Retype, please, the listing from its opening line through the line that contains "575, null, null];", both included, without the pictures.
○ ○ ○ ○
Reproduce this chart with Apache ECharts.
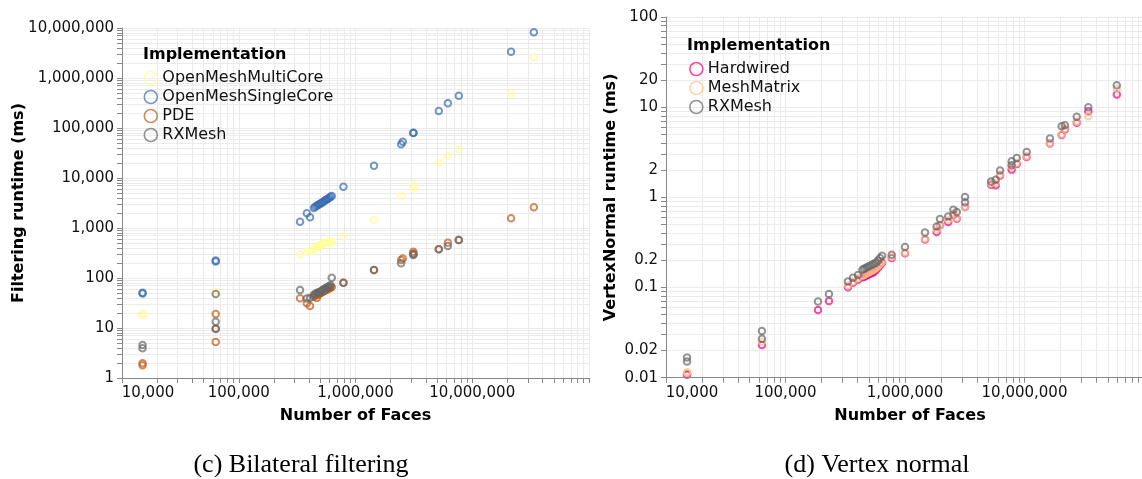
<!DOCTYPE html>
<html><head><meta charset="utf-8">
<script src="https://cdn.jsdelivr.net/npm/echarts@6/dist/echarts.min.js"></script>
<style>html,body{margin:0;padding:0;background:#fff}#c{width:1142px;height:479px}</style>
</head><body><div id="c"></div>
<script>
// ---------- (c) Bilateral filtering ----------
const bfFaces = [15000, 15000, 63500, 63500, 63500, 335000, 383000, 408000, 440000, 452000, 466000, 478000, 490000, 502000, 515000, 527000, 540000, 552000, 565000, 580000, 595000, 610000, 626000, 788000, 1440000, 2460000, 2540000, 3130000, 3130000, 5170000, 6180000, 7670000, 21500000, 33700000];
const bfMultiCore = [19, 18.5, 53, null, null, 302, 330, 345, 380, 395, 410, 425, 440, 455, 470, 480, 490, 500, 510, 515, 520, 528, 532, 670, 1445, 4365, null, 7244, 6290, 20200, 27900, 37500, 494000, 2590000];
const bfSingleCore = [50.8, 49, 225, 215, null, 1336, 1967, 1636, 2500, 2650, 2800, 2900, 3000, 3100, 3200, 3320, 3450, 3580, 3700, 3850, 4000, 4200, 4365, 6700, 17600, 47200, 53200, 80500, 79000, 218800, 311900, 442600, 3360000, 8200000];
const bfPDE = [1.97, 1.8, 19, 9.7, 5.25, 39.3, 31.2, 27.5, 42, 44, 40, 46, 48, 50, 52, 53, 55, 57, 58, 60, 62, 64, 66, 80.5, 144.5, 229, 245, 336, 310, 375, 508, 575, 1563, 2594];
const bfRXMesh = [4.57, 3.93, 47.9, 13.4, 9.7, 57.5, 39, 40, 46, 48, 50, 51, 52, 54, 56, 58, 60, 62, 64, 66, 68, 72, 101, 80.5, 144.5, 197, null, 288, 300, 375, 437, 575, null, null];

// ---------- (d) Vertex normal ----------
const vnFaces = [15000, 15000, 63500, 63500, 187000, 231000, 333000, 367000, 404000, 440000, 455000, 472000, 490000, 510000, 530000, 551000, 572000, 595000, 618000, 643000, 774000, 1000000, 1470000, 1840000, 1963000, 2300000, 2540000, 2710000, 3180000, 3180000, 5250000, 5740000, 6240000, 7810000, 7810000, 8610000, 10430000, 16330000, 20470000, 21800000, 27360000, 34200000, 59200000];
const vnHardwired = [0.011, 0.0108, 0.023, null, 0.0565, 0.071, 0.101, 0.113, 0.122, 0.13, 0.132, 0.135, 0.139, 0.142, 0.146, 0.149, 0.157, 0.166, 0.177, 0.188, 0.212, 0.24, 0.34, 0.413, 0.49, 0.533, 0.64, 0.58, 0.78, null, 1.38, 1.36, 1.75, 2.03, null, 2.35, 2.8, 3.95, 4.9, 5.65, 6.71, 9.03, 13.8];
const vnMeshMatrix = [0.0115, 0.0112, 0.025, null, null, null, 0.105, 0.117, 0.127, 0.135, 0.138, 0.142, 0.146, 0.15, 0.154, 0.158, 0.165, 0.172, 0.183, 0.195, 0.22, 0.245, 0.348, 0.44, 0.497, 0.56, 0.659, 0.59, 0.78, null, 1.42, 1.45, 1.79, 2.2, null, 2.41, 2.86, 3.95, 4.97, 5.8, 6.9, 7.94, 16.0];
const vnRXMesh = [0.0167, 0.0151, 0.033, 0.027, 0.0698, 0.085, 0.117, 0.128, 0.138, 0.157, 0.161, 0.166, 0.17, 0.174, 0.179, 0.183, 0.19, 0.2, 0.212, 0.225, 0.231, 0.281, 0.408, 0.476, 0.575, 0.615, 0.73, 0.69, 1.01, 0.88, 1.5, 1.57, 1.98, 2.51, 2.27, 2.74, 3.19, 4.49, 6.15, 6.31, 7.82, 10.0, 17.5];

// ---------- ticks, names, colours ----------
const facesTicks = [10000, 100000, 1000000, 10000000];
const bfYTicks = [1, 10, 100, 1000, 10000, 100000, 1000000, 10000000];
const vnYTicks = [0.01, 0.02, 0.1, 0.2, 1, 2, 10, 20, 100];
const bfNames = ['OpenMeshMultiCore', 'OpenMeshSingleCore', 'PDE', 'RXMesh'];
const bfColors = ['#ffff99', '#386cb0', '#bf5b17', '#666666'];
const vnNames = ['Hardwired', 'MeshMatrix', 'RXMesh'];
const vnColors = ['#f0027f', '#fdc086', '#666666'];

const FONT = "'DejaVu Sans', Verdana, sans-serif";
const AXIS_GREY = '#888';
const GRID_GREY = '#ebebeb';

function pairs(faces, vals) {
  const out = [];
  faces.forEach((f, i) => { if (vals[i] != null) out.push([f, vals[i]]); });
  return out;
}
function logTicks(lo, hi) { // 1..9 x 10^e positions in log space
  const out = [];
  for (let e = lo; e < hi; e++) for (let k = 1; k < 10; k++) out.push(e + Math.log10(k));
  out.push(hi);
  return out;
}
function fmt(v) {
  if (v >= 1) return String(Math.round(v)).replace(/\B(?=(\d{3})+(?!\d))/g, ',');
  return String(v);
}
function labelFor(ticks, v) {
  const t = ticks.find(x => Math.abs(Math.log10(x) - v) < 1e-6);
  return t == null ? '' : fmt(t);
}
const nameStyle = { fontSize: 16, fontWeight: 'bold', fontFamily: FONT, color: '#000' };
const labelStyle = { fontSize: 15, fontFamily: FONT, color: '#111' };

function mainAxis(grid, min, max, pos, extra) {
  return Object.assign({
    type: 'log', logBase: 10, gridIndex: grid, min: min, max: max, position: pos, z: 3,
    axisLine: { show: true, onZero: false, lineStyle: { color: AXIS_GREY, width: 1 } },
    axisTick: { show: false }, axisLabel: { show: false }, splitLine: { show: false },
    nameLocation: 'middle', nameTextStyle: nameStyle
  }, extra);
}
function overlayAxis(grid, lo, hi, pos, labels, firstFlush) {
  return {
    type: 'value', gridIndex: grid, min: lo, max: hi, position: pos, z: 0,
    axisLine: { show: false, onZero: false },
    axisTick: { show: true, length: 5, lineStyle: { color: AXIS_GREY }, customValues: logTicks(lo, hi) },
    splitLine: { show: true, lineStyle: { color: GRID_GREY, width: 1 } },
    axisLabel: Object.assign({
      show: true, margin: 8,
      customValues: labels.map(t => Math.log10(t)),
      formatter: v => {
        const s = labelFor(labels, v);
        return (firstFlush && s === fmt(labels[0])) ? '{f|' + s + '}' : s;
      },
      rich: { f: Object.assign({ padding: [0, 0, 0, 52] }, labelStyle) }
    }, labelStyle)
  };
}

function mkSeries(names, colors, arrays, faces, xi, yi) {
  return arrays.map((vals, i) => ({
    type: 'scatter', name: names[i], xAxisIndex: xi, yAxisIndex: yi,
    data: pairs(faces, vals), symbol: 'circle', symbolSize: 6.5,
    itemStyle: { color: 'transparent', borderColor: colors[i], borderWidth: 2, opacity: 0.7 },
    emphasis: { disabled: true }, silent: true, z: 2
  }));
}
function mkLegend(names, colors, left, top) {
  return {
    left: left, top: top, orient: 'vertical', padding: 0, itemGap: 0,
    itemWidth: 13, itemHeight: 13, icon: 'circle', selectedMode: false,
    textStyle: { fontSize: 16, fontFamily: FONT, color: '#111', lineHeight: 19 },
    data: names.map((n, i) => ({ name: n, itemStyle: { color: 'transparent', borderColor: colors[i], borderWidth: 1.6, opacity: 0.7 } }))
  };
}

const CAPTION_FONT = '26px "Liberation Serif", "DejaVu Serif", serif';
const chart = echarts.init(document.getElementById('c'), null, { renderer: 'canvas' });
chart.setOption({
  animation: false,
  backgroundColor: '#fff',
  grid: [
    { left: 122, top: 28, width: 467, height: 350, containLabel: false, outerBoundsMode: 'none', show: false },
    { left: 666, top: 17, width: 478, height: 360.7, containLabel: false, outerBoundsMode: 'none', show: false }
  ],
  xAxis: [
    mainAxis(0, 1e4, 1e8, 'bottom', { name: 'Number of Faces', nameGap: 30 }),
    overlayAxis(0, 4, 8, 'bottom', facesTicks, true),
    mainAxis(1, 1e4, 1e8, 'bottom', { name: 'Number of Faces', nameGap: 30,
      nameTextStyle: Object.assign({ padding: [0, 0, 0, 10] }, nameStyle) }),
    overlayAxis(1, 4, 8, 'bottom', facesTicks, true)
  ],
  yAxis: [
    mainAxis(0, 1, 1e7, 'left', { name: 'Filtering runtime (ms)', nameGap: 95, nameRotate: 90 }),
    overlayAxis(0, 0, 7, 'left', bfYTicks, false),
    mainAxis(1, 0.01, 100, 'left', { name: 'VertexNormal runtime (ms)', nameGap: 47, nameRotate: 90 }),
    overlayAxis(1, -2, 2, 'left', vnYTicks, false)
  ],
  title: [
    { text: 'Implementation', left: 143, top: 47, padding: 0, textStyle: nameStyle },
    { text: 'Implementation', left: 687, top: 38, padding: 0, textStyle: nameStyle }
  ],
  legend: [
    mkLegend(bfNames, bfColors, 143.5, 68.5),
    mkLegend(vnNames, vnColors, 689, 59.5)
  ],
  graphic: [
    { type: 'text', x: 301, y: 465, style: { text: '(c) Bilateral filtering', font: CAPTION_FONT, fill: '#000', align: 'center', verticalAlign: 'middle' } },
    { type: 'text', x: 877, y: 465, style: { text: '(d) Vertex normal', font: CAPTION_FONT, fill: '#000', align: 'center', verticalAlign: 'middle' } }
  ],
  series: [].concat(
    mkSeries(bfNames, bfColors, [bfMultiCore, bfSingleCore, bfPDE, bfRXMesh], bfFaces, 0, 0),
    mkSeries(vnNames, vnColors, [vnHardwired, vnMeshMatrix, vnRXMesh], vnFaces, 2, 2)
  )
});
</script>
</body></html>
○ ○ ○ ○
* _Written reply_:
Reproduce this chart with Apache ECharts.
<!DOCTYPE html>
<html><head><meta charset="utf-8">
<script src="https://cdn.jsdelivr.net/npm/echarts@6/dist/echarts.min.js"></script>
<style>html,body{margin:0;padding:0;background:#fff}#c{width:1142px;height:479px}</style>
</head><body><div id="c"></div>
<script>
// ---------- (c) Bilateral filtering ----------
const bfFaces = [15000, 15000, 63500, 63500, 63500, 335000, 383000, 408000, 440000, 452000, 466000, 478000, 490000, 502000, 515000, 527000, 540000, 552000, 565000, 580000, 595000, 610000, 626000, 788000, 1440000, 2460000, 2540000, 3130000, 3130000, 5170000, 6180000, 7670000, 21500000, 33700000];
const bfMultiCore = [19, 18.5, 53, null, null, 302, 330, 345, 380, 395, 410, 425, 440, 455, 470, 480, 490, 500, 510, 515, 520, 528, 532, 670, 1445, 4365, null, 7244, 6290, 20200, 27900, 37500, 494000, 2590000];
const bfSingleCore = [50.8, 49, 225, 215, null, 1336, 1967, 1636, 2500, 2650, 2800, 2900, 3000, 3100, 3200, 3320, 3450, 3580, 3700, 3850, 4000, 4200, 4365, 6700, 17600, 47200, 53200, 80500, 79000, 218800, 311900, 442600, 3360000, 8200000];
const bfPDE = [1.97, 1.8, 19, 9.7, 5.25, 39.3, 31.2, 27.5, 42, 44, 40, 46, 48, 50, 52, 53, 55, 57, 58, 60, 62, 64, 66, 80.5, 144.5, 229, 245, 336, 310, 375, 508, 575, 1563, 2594];
const bfRXMesh = [4.57, 3.93, 47.9, 13.4, 9.7, 57.5, 39, 40, 46, 48, 50, 51, 52, 54, 56, 58, 60, 62, 64, 66, 68, 72, 101, 80.5, 144.5, 197, null, 288, 300, 375, 437, 575, null, null];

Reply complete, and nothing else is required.